##### MATERIAL PROVIDED #####

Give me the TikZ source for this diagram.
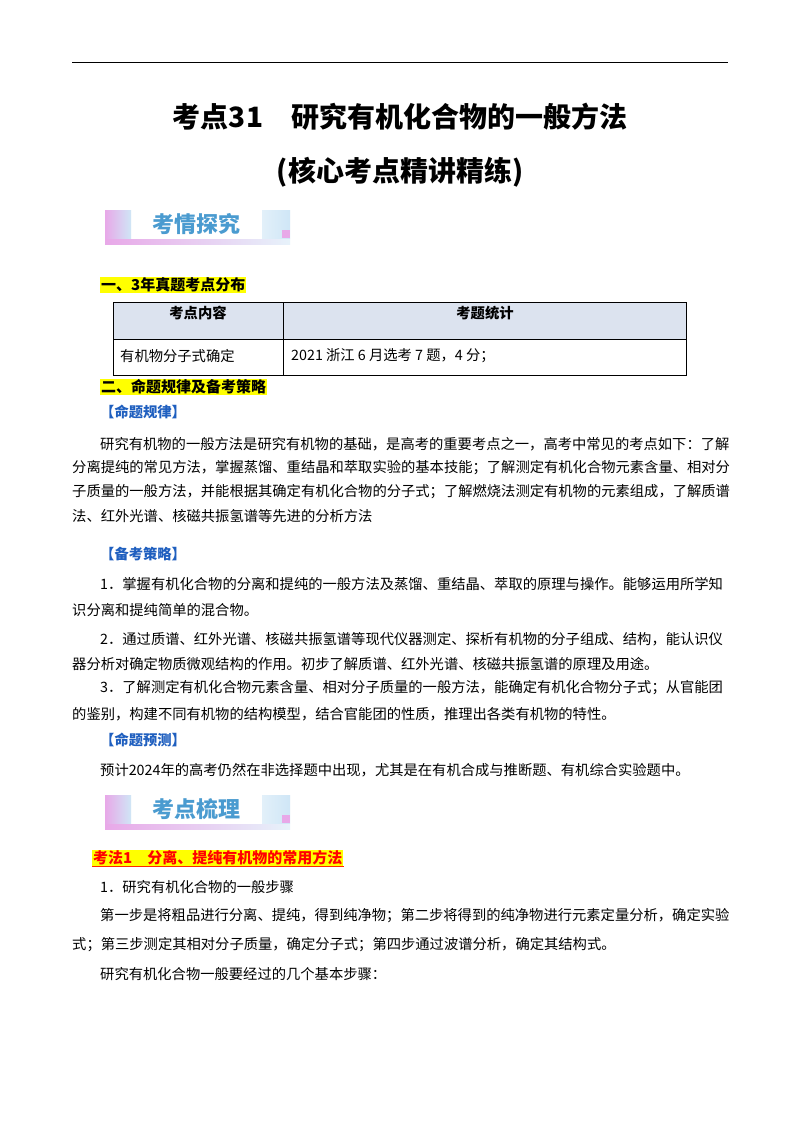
\documentclass[tikz,border=0pt]{standalone}
\usepackage{fontspec}
\setmainfont{Liberation Serif}
\newfontfamily\cjk{Noto Sans CJK SC}
\definecolor{hl}{HTML}{FFFF00}
\definecolor{tblue}{HTML}{DCE3EF}
\definecolor{bblue}{HTML}{1F5FBF}
\definecolor{ban}{HTML}{4A9BD0}
\definecolor{pk}{HTML}{E8A8E8}
\definecolor{lb}{HTML}{CFE6F6}
\begin{document}
\begin{tikzpicture}[x=1pt,y=-1pt,
  txt/.style={anchor=west,inner sep=0pt,font=\cjk\fontsize{14.3}{16}\selectfont},
  hd/.style={anchor=west,inner sep=1pt,fill=hl,font=\cjk\bfseries\fontsize{15}{17}\selectfont},
  blu/.style={anchor=west,inner sep=0pt,text=bblue,font=\cjk\bfseries\fontsize{14.3}{16}\selectfont},
  ttl/.style={inner sep=0pt,font=\cjk\bfseries\fontsize{28}{32}\selectfont},
  bantxt/.style={inner sep=0pt,text=ban,font=\cjk\bfseries\fontsize{22}{25}\selectfont}]
\useasboundingbox (0,0) rectangle (800,1132);
\fill[white] (0,0) rectangle (800,1132);
\draw[line width=1pt] (72,63) -- (728,63);
\node[ttl] (t1) at (400,117) {考点31\quad 研究有机化合物的一般方法};
\node[ttl] (t2) at (400,172) {(核心考点精讲精练)};
% banner 1
\shade[left color=pk,right color=lb] (105,210) rectangle (131,238);
\shade[left color=lb!60,right color=lb] (262,210) rectangle (290,238);
\fill[pk] (282,230) rectangle (290,238);
\shade[left color=pk,right color=lb!50] (105,239) rectangle (290,244);
\node[bantxt] (b1) at (196,224) {考情探究};
\node[hd] (h1) at (100,285) {一、3年真题考点分布};
% table
\fill[tblue] (113,302) rectangle (686,339);
\draw[line width=0.8pt] (113,302) rectangle (686,375);
\draw[line width=0.8pt] (113,339) -- (686,339);
\draw[line width=0.8pt] (283,302) -- (283,375);
\node[inner sep=0pt,font=\cjk\bfseries\fontsize{14.3}{16}\selectfont] (c1) at (198,313) {考点内容};
\node[inner sep=0pt,font=\cjk\bfseries\fontsize{14.3}{16}\selectfont] (c2) at (485,313) {考题统计};
\node[txt] (c3) at (120,356) {有机物分子式确定};
\node[txt] (c4) at (291,356) {2021 浙江 6 月选考 7 题，4 分；};
\node[hd] (h2) at (100,387) {二、命题规律及备考策略};
\node[blu] (g1) at (100,412) {【命题规律】};
\node[txt] (p1) at (100,444) {研究有机物的一般方法是研究有机物的基础，是高考的重要考点之一，高考中常见的考点如下：了解};
\node[txt] (p2) at (72,468) {分离提纯的常见方法，掌握蒸馏、重结晶和萃取实验的基本技能；了解测定有机化合物元素含量、相对分};
\node[txt] (p3) at (72,492) {子质量的一般方法，并能根据其确定有机化合物的分子式；了解燃烧法测定有机物的元素组成，了解质谱};
\node[txt] (p4) at (72,516) {法、红外光谱、核磁共振氢谱等先进的分析方法};
\node[blu] (g2) at (100,554) {【备考策略】};
\node[txt] (q1) at (100,584) {1．掌握有机化合物的分离和提纯的一般方法及蒸馏、重结晶、萃取的原理与操作。能够运用所学知};
\node[txt] (q2) at (72,610) {识分离和提纯简单的混合物。};
\node[txt] (q3) at (100,639) {2．通过质谱、红外光谱、核磁共振氢谱等现代仪器测定、探析有机物的分子组成、结构，能认识仪};
\node[txt] (q4) at (72,664) {器分析对确定物质微观结构的作用。初步了解质谱、红外光谱、核磁共振氢谱的原理及用途。};
\node[txt] (q5) at (100,688) {3．了解测定有机化合物元素含量、相对分子质量的一般方法，能确定有机化合物分子式；从官能团};
\node[txt] (q6) at (72,714) {的鉴别，构建不同有机物的结构模型，结合官能团的性质，推理出各类有机物的特性。};
\node[blu] (g3) at (100,740) {【命题预测】};
\node[txt] (r1) at (100,770) {预计2024年的高考仍然在非选择题中出现，尤其是在有机合成与推断题、有机综合实验题中。};
% banner 2
\shade[left color=pk,right color=lb] (105,795) rectangle (131,823);
\shade[left color=lb!60,right color=lb] (262,795) rectangle (290,823);
\fill[pk] (282,815) rectangle (290,823);
\shade[left color=pk,right color=lb!50] (105,824) rectangle (290,829);
\node[bantxt] (b2) at (196,809) {考点梳理};
\node[hd,text=red,inner sep=1pt] (h3) at (92,858) {考法1\quad 分离、提纯有机物的常用方法};
\draw[red!70!orange,line width=0.8pt] (h3.south west) -- (h3.south east);
\node[txt] (s1) at (100,887) {1．研究有机化合物的一般步骤};
\node[txt] (s2) at (100,916) {第一步是将粗品进行分离、提纯，得到纯净物；第二步将得到的纯净物进行元素定量分析，确定实验};
\node[txt] (s3) at (72,945) {式；第三步测定其相对分子质量，确定分子式；第四步通过波谱分析，确定其结构式。};
\node[txt] (s4) at (100,974) {研究有机化合物一般要经过的几个基本步骤：};
\end{tikzpicture}
\end{document}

#####

WHAT THE EXERCISE ASKS
Word for word, quote the full listing, omitting every picture.

WRITTEN REPLY
Give me the TikZ source for this diagram.
\documentclass[tikz,border=0pt]{standalone}
\usepackage{fontspec}
\setmainfont{Liberation Serif}
\newfontfamily\cjk{Noto Sans CJK SC}
\definecolor{hl}{HTML}{FFFF00}
\definecolor{tblue}{HTML}{DCE3EF}
\definecolor{bblue}{HTML}{1F5FBF}
\definecolor{ban}{HTML}{4A9BD0}
\definecolor{pk}{HTML}{E8A8E8}
\definecolor{lb}{HTML}{CFE6F6}
\begin{document}
\begin{tikzpicture}[x=1pt,y=-1pt,
  txt/.style={anchor=west,inner sep=0pt,font=\cjk\fontsize{14.3}{16}\selectfont},
  hd/.style={anchor=west,inner sep=1pt,fill=hl,font=\cjk\bfseries\fontsize{15}{17}\selectfont},
  blu/.style={anchor=west,inner sep=0pt,text=bblue,font=\cjk\bfseries\fontsize{14.3}{16}\selectfont},
  ttl/.style={inner sep=0pt,font=\cjk\bfseries\fontsize{28}{32}\selectfont},
  bantxt/.style={inner sep=0pt,text=ban,font=\cjk\bfseries\fontsize{22}{25}\selectfont}]
\useasboundingbox (0,0) rectangle (800,1132);
\fill[white] (0,0) rectangle (800,1132);
\draw[line width=1pt] (72,63) -- (728,63);
\node[ttl] (t1) at (400,117) {考点31\quad 研究有机化合物的一般方法};
\node[ttl] (t2) at (400,172) {(核心考点精讲精练)};
% banner 1
\shade[left color=pk,right color=lb] (105,210) rectangle (131,238);
\shade[left color=lb!60,right color=lb] (262,210) rectangle (290,238);
\fill[pk] (282,230) rectangle (290,238);
\shade[left color=pk,right color=lb!50] (105,239) rectangle (290,244);
\node[bantxt] (b1) at (196,224) {考情探究};
\node[hd] (h1) at (100,285) {一、3年真题考点分布};
% table
\fill[tblue] (113,302) rectangle (686,339);
\draw[line width=0.8pt] (113,302) rectangle (686,375);
\draw[line width=0.8pt] (113,339) -- (686,339);
\draw[line width=0.8pt] (283,302) -- (283,375);
\node[inner sep=0pt,font=\cjk\bfseries\fontsize{14.3}{16}\selectfont] (c1) at (198,313) {考点内容};
\node[inner sep=0pt,font=\cjk\bfseries\fontsize{14.3}{16}\selectfont] (c2) at (485,313) {考题统计};
\node[txt] (c3) at (120,356) {有机物分子式确定};
\node[txt] (c4) at (291,356) {2021 浙江 6 月选考 7 题，4 分；};
\node[hd] (h2) at (100,387) {二、命题规律及备考策略};
\node[blu] (g1) at (100,412) {【命题规律】};
\node[txt] (p1) at (100,444) {研究有机物的一般方法是研究有机物的基础，是高考的重要考点之一，高考中常见的考点如下：了解};
\node[txt] (p2) at (72,468) {分离提纯的常见方法，掌握蒸馏、重结晶和萃取实验的基本技能；了解测定有机化合物元素含量、相对分};
\node[txt] (p3) at (72,492) {子质量的一般方法，并能根据其确定有机化合物的分子式；了解燃烧法测定有机物的元素组成，了解质谱};
\node[txt] (p4) at (72,516) {法、红外光谱、核磁共振氢谱等先进的分析方法};
\node[blu] (g2) at (100,554) {【备考策略】};
\node[txt] (q1) at (100,584) {1．掌握有机化合物的分离和提纯的一般方法及蒸馏、重结晶、萃取的原理与操作。能够运用所学知};
\node[txt] (q2) at (72,610) {识分离和提纯简单的混合物。};
\node[txt] (q3) at (100,639) {2．通过质谱、红外光谱、核磁共振氢谱等现代仪器测定、探析有机物的分子组成、结构，能认识仪};
\node[txt] (q4) at (72,664) {器分析对确定物质微观结构的作用。初步了解质谱、红外光谱、核磁共振氢谱的原理及用途。};
\node[txt] (q5) at (100,688) {3．了解测定有机化合物元素含量、相对分子质量的一般方法，能确定有机化合物分子式；从官能团};
\node[txt] (q6) at (72,714) {的鉴别，构建不同有机物的结构模型，结合官能团的性质，推理出各类有机物的特性。};
\node[blu] (g3) at (100,740) {【命题预测】};
\node[txt] (r1) at (100,770) {预计2024年的高考仍然在非选择题中出现，尤其是在有机合成与推断题、有机综合实验题中。};
% banner 2
\shade[left color=pk,right color=lb] (105,795) rectangle (131,823);
\shade[left color=lb!60,right color=lb] (262,795) rectangle (290,823);
\fill[pk] (282,815) rectangle (290,823);
\shade[left color=pk,right color=lb!50] (105,824) rectangle (290,829);
\node[bantxt] (b2) at (196,809) {考点梳理};
\node[hd,text=red,inner sep=1pt] (h3) at (92,858) {考法1\quad 分离、提纯有机物的常用方法};
\draw[red!70!orange,line width=0.8pt] (h3.south west) -- (h3.south east);
\node[txt] (s1) at (100,887) {1．研究有机化合物的一般步骤};
\node[txt] (s2) at (100,916) {第一步是将粗品进行分离、提纯，得到纯净物；第二步将得到的纯净物进行元素定量分析，确定实验};
\node[txt] (s3) at (72,945) {式；第三步测定其相对分子质量，确定分子式；第四步通过波谱分析，确定其结构式。};
\node[txt] (s4) at (100,974) {研究有机化合物一般要经过的几个基本步骤：};
\end{tikzpicture}
\end{document}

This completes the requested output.